Our sponsor, EG Sponsor LLC, has agreed to purchase an aggregate of 4,666,667 warrants (or 5,166,667 if the underwriters’ over-allotment option is exercised in full) at a price of $1.50 per warrant ($7,000,000 in the aggregate, or $7,750,000 if the underwriters’ over-allotment option is exercised in full), each exercisable to purchase one share of our Class A common stock at a price of $11.50 per share, in a private placement that will close simultaneously with the closing of this offering. We refer to these warrants throughout this prospectus as the private placement warrants.
In connection with the closing of this offering, we intend to enter into a forward purchase agreement pursuant to which, if we conduct a private placement transaction in connection with our initial business combination, we will offer certain funds managed by Millennium Management LLC (together, “Millennium” or the “forward purchaser”) the option to purchase Class A common stock (the “forward purchase securities”) at a price of $10.00 per share, in connection with our initial business combination in an amount with respect to the forward purchaser up to (a) the percentage of units purchased by the forward purchaser in this offering multiplied by (b) the total number of forward purchase securities sold in such private placement transaction; provided that, the forward purchaser’s right to purchase such forward purchase securities shall be contingent upon the forward purchaser purchasing at least 4.95% of the units in this offering. The forward purchase agreement is subject to conditions, including the forward purchaser specifying the amount of forward purchase securities it wishes to purchase up to the maximum amount specified above (or such higher amount as may be agreed by the Company) after we notify the forward purchaser of our offer to it to purchase forward purchase securities. The forward purchase securities will be identical to the Class A common stock being sold in this offering, except the forward purchase securities may be subject to certain registration rights and transfer or lock-up restrictions. The proceeds from the sale of these forward purchase securities, together with the amounts available to us from the trust account (after giving effect to any redemptions of public common stock) and any other equity or debt financing obtained by us in connection with the business combination, may be used to satisfy the cash requirements of the business combination, including funding the purchase price and paying expenses and retaining specified amounts to be used by the post-business combination company for working capital or other purposes.

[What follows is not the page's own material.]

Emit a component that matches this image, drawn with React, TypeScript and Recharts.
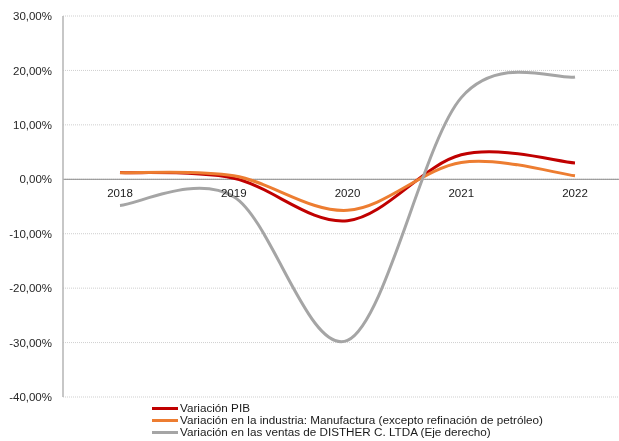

The forward purchaser (Millennium) has also expressed an interest to purchase up to 9.9% of the units sold in this offering (excluding units sold pursuant to the underwriters’ over-allotment option) at the public offering price of the units offered hereby. Because this expression of interest is not a binding agreement or commitment to purchase, Millennium may determine to purchase more, fewer or no units in this offering, and we are under no obligation to accept Millennium’s offer in part or full.
Our initial stockholders, which include our sponsor, own an aggregate of 7,187,500 shares of our Class B common stock (up to 937,500 shares of which are subject to forfeiture depending on the extent to which the underwriters’ over-allotment option is exercised), which will automatically convert into shares of Class A common stock at the time of our initial business combination, or earlier at the option of the holder, as described herein. Only holders of Class B common stock will have the right to vote on the election of directors and to remove directors prior to our initial business combination. On all other matters submitted to a vote of our stockholders, holders of the Class B common stock and holders of the Class A common stock will vote together as a single class, with each share of common stock entitling the holder to one vote, except as required by law.

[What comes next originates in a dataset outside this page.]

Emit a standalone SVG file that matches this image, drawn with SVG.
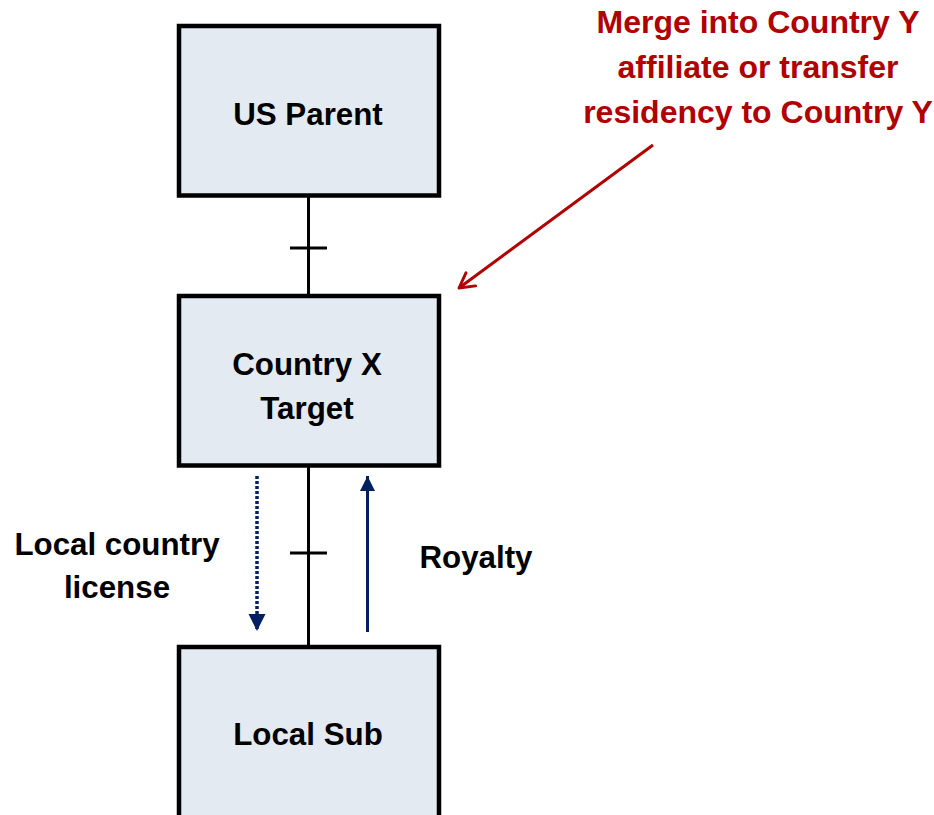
<svg xmlns="http://www.w3.org/2000/svg" width="934" height="815" viewBox="0 0 934 815">
<style>
.box{fill:#E4EAF2;stroke:#000;stroke-width:4.5}
.lbl{font-family:"Liberation Sans",Arial,sans-serif;font-weight:bold;font-size:31.3px;fill:#000;text-anchor:middle}
.red{font-family:"Liberation Sans",Arial,sans-serif;font-weight:bold;font-size:32px;fill:#B00000;text-anchor:middle}
.own{stroke:#000;stroke-width:3;fill:none}
.navy{stroke:#002060;stroke-width:3;fill:none}
</style>
<defs>
<marker id="navyHead" viewBox="0 0 10 10" refX="10" refY="5" markerWidth="5" markerHeight="5" orient="auto" markerUnits="strokeWidth">
<path d="M0,0 L10,5 L0,10 z" fill="#002060"/>
</marker>
<marker id="redHead" viewBox="0 0 12 12" refX="10" refY="6" markerWidth="6.5" markerHeight="6.5" orient="auto" markerUnits="strokeWidth">
<path d="M1,1 L10,6 L1,11" fill="none" stroke="#B00000" stroke-width="1.8" stroke-linecap="round" stroke-linejoin="round"/>
</marker>
</defs>
<g id="connectors">
<line class="own" x1="308.5" y1="196" x2="308.5" y2="296"/>
<line class="own" x1="290" y1="248" x2="327" y2="248"/>
<line class="own" x1="308.5" y1="465" x2="308.5" y2="647"/>
<line class="own" x1="290" y1="553" x2="327" y2="553"/>
<line x1="257" y1="476" x2="257" y2="631" stroke="#002060" stroke-width="3.5" stroke-dasharray="3,2" marker-end="url(#navyHead)"/>
<line class="navy" x1="367.5" y1="632" x2="367.5" y2="476" marker-end="url(#navyHead)"/>
<line x1="653" y1="145" x2="459" y2="288" stroke="#B00000" stroke-width="3" marker-end="url(#redHead)"/>
</g>
<g id="us-parent">
<rect class="box" x="179" y="26" width="260" height="169.5"/>
<text class="lbl" x="308" y="125">US Parent</text>
</g>
<g id="country-x-target">
<rect class="box" x="179" y="296" width="260" height="169.5"/>
<text class="lbl" x="307" y="375">Country X</text>
<text class="lbl" x="307" y="419">Target</text>
</g>
<g id="local-sub">
<rect class="box" x="179" y="647" width="260" height="200"/>
<text class="lbl" x="308" y="745">Local Sub</text>
</g>
<g id="license-label">
<text class="lbl" x="117" y="555">Local country</text>
<text class="lbl" x="117" y="598">license</text>
</g>
<g id="royalty-label">
<text class="lbl" x="476" y="568">Royalty</text>
</g>
<g id="note">
<text class="red" x="758" y="33">Merge into Country Y</text>
<text class="red" x="758" y="78">affiliate or transfer</text>
<text class="red" x="758" y="123">residency to Country Y</text>
</g>
</svg>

Currently, there is no public market for our units, Class A common stock or warrants. We have applied to list our units on the New York Stock Exchange, or the NYSE, under the symbol “EGGFU”. We expect that our units will be listed on the NYSE on or promptly after the date of this prospectus. We cannot guarantee that our securities will be approved for listing on the NYSE. We expect the Class A common stock and warrants comprising the units will begin separate trading on the 52nd day following the date of this prospectus unless the representative of the underwriters (which we refer to in this prospectus as the “representative”), informs us of its decision to allow earlier separate trading, subject to our satisfaction of certain conditions. Once the securities comprising the units begin separate trading, we expect that the Class A common stock and warrants will be listed on the NYSE under the symbols “EGGF” and “EGGFW,” respectively.

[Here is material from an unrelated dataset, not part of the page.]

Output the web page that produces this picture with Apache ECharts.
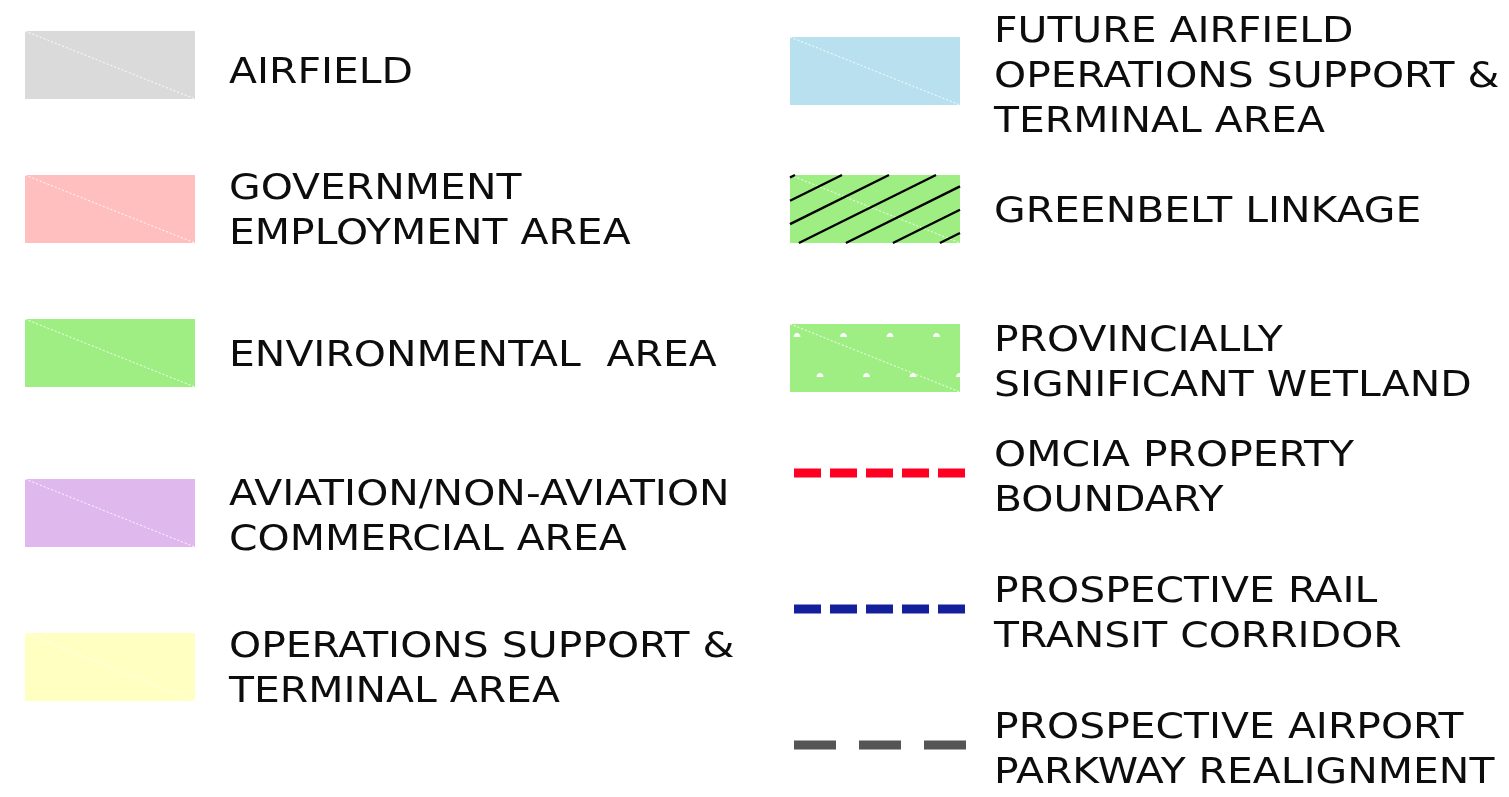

We are an “emerging growth company” under applicable federal securities laws and will be subject to reduced public company reporting requirements. Investing in our securities involves a high degree of risk. See “Risk Factors” beginning on page 39 for a discussion of information that should be considered in connection with an investment in our securities. Investors will not be entitled to protections normally afforded to investors in Rule 419 blank check offerings.
Neither the U.S. Securities and Exchange Commission (the “SEC”) nor any state securities commission has approved or disapproved of these securities or determined if this prospectus is truthful or complete. Any representation to the contrary is a criminal offense.
| | | | | | | | |
| | Per Unit | | | Total | |
Public offering price | | $ | 10.00 | | | $ | 250,000,000 | |
Underwriting discounts and commissions(1) | | $ | 0.55 | | | $ | 13,750,000 | |
Proceeds, before expenses, to EG Acquisition Corp. | | $ | 9.45 | | | $ | 236,250,000 | |
(1) | Includes $0.35 per unit, or $8,750,000 (or up to $10,062,500, if the underwriters’ over-allotment option is exercised in full) in the aggregate payable to the underwriters for deferred underwriting commissions to be placed in a trust account located in the United States as described herein. The deferred commissions will be released to the underwriters only on completion of an initial business combination, as described in this prospectus. Does not include certain fees and expenses payable to the underwriters in connection with this offering. See the section of this prospectus entitled “Underwriting” beginning on page 165 for a description of compensation and other items of value payable to the underwriters. |
Of the proceeds we receive from this offering and the sale of the private placement warrants described in this prospectus, $250.0 million or $287.5 million if the underwriters’ over-allotment option is exercised in full ($10.00 per unit in either case) will be deposited into a trust account in the United States with Continental Stock Transfer & Trust Company acting as trustee, and $2,000,000 will be available to pay fees and expenses in connection with the closing of this offering and for working capital following the closing of this offering. The proceeds deposited in the trust account could become subject to the claims of our creditors, if any, which could have priority over the claims of our public stockholders.
The underwriters are offering the units for sale on a firm commitment basis. The underwriters expect to deliver the units to the purchasers on or about , 2021.